A dive watch is an essential component to any responsible diver's gear. In order to monitor the amount of nitrogen in the body and keep it at a safe level, a diver must keep track of her depth and time underwater. Dive watches can perform both of these functions, but not all watches that are dive-rated do. So, choosing a dive watches that is suitable for your needs, comfort, and style, will involve taking a few basic aspects of the watch into consideration.
Dive watches take three different forms: digital, mechanical, and dive computers. Though you will need a dive computer anyway, many have been made to be worn on the wrist while also incorporating a time-display. This option is especially useful for certain kinds of scuba which require a dive computer backup, including technical diving.

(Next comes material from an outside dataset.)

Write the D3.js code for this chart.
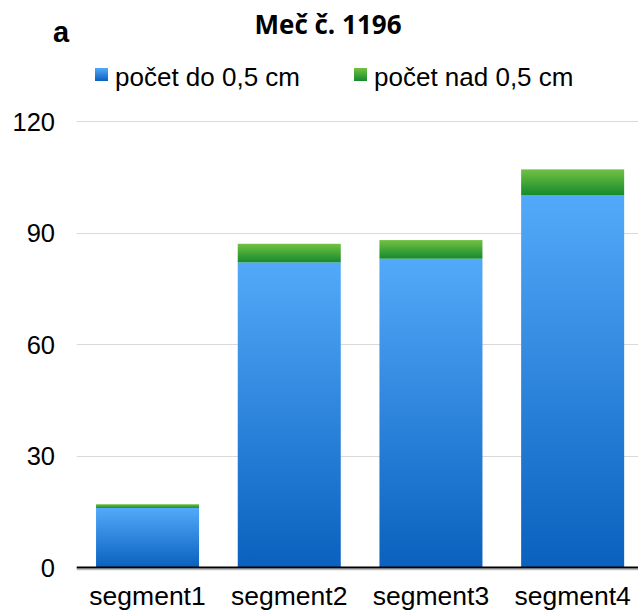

Many digital dive watches are available at any store that sells watches. In fact, if you already have a digital watch, you may notice a "water-resistant" or "water-proof" depth rating to a certain number of meters, often anywhere from 100m to 300m. The minimum depth rating for scuba diving is 200m-- it is absolutely essential for the watch to be above this rating, otherwise the user will risk damaging or permanently breaking the watch while putting herself in danger. These watches tell time for the purpose of scuba-diving through their stopwatch function.
A mechanical/quartz analog watch is typically considered to be the most durable and fashionable scuba-suitable dive watch available. For this reason, these watches tend to greatly vary in price, so considering diving needs and aesthetic needs separately will be especially useful if an analog watch suits the diver in the first place. These watches use a bezel, which is rotated to align with the minute hand to effectively tell elapsed time as the minute hand continues.
Among all of these watches, there will be models with adjustable buckles, velcro, and/or latches, and those without any adjustability whatsoever. As dive watches are, for most divers, long-term investments, it is recommended that a diver purchase a watch that is adjustable to various wetsuit thicknesses. If a diver prefers an unadjustable watch, it is also recommended that the diver try the watch on while wearing her most frequently used wetsuit on the wrist.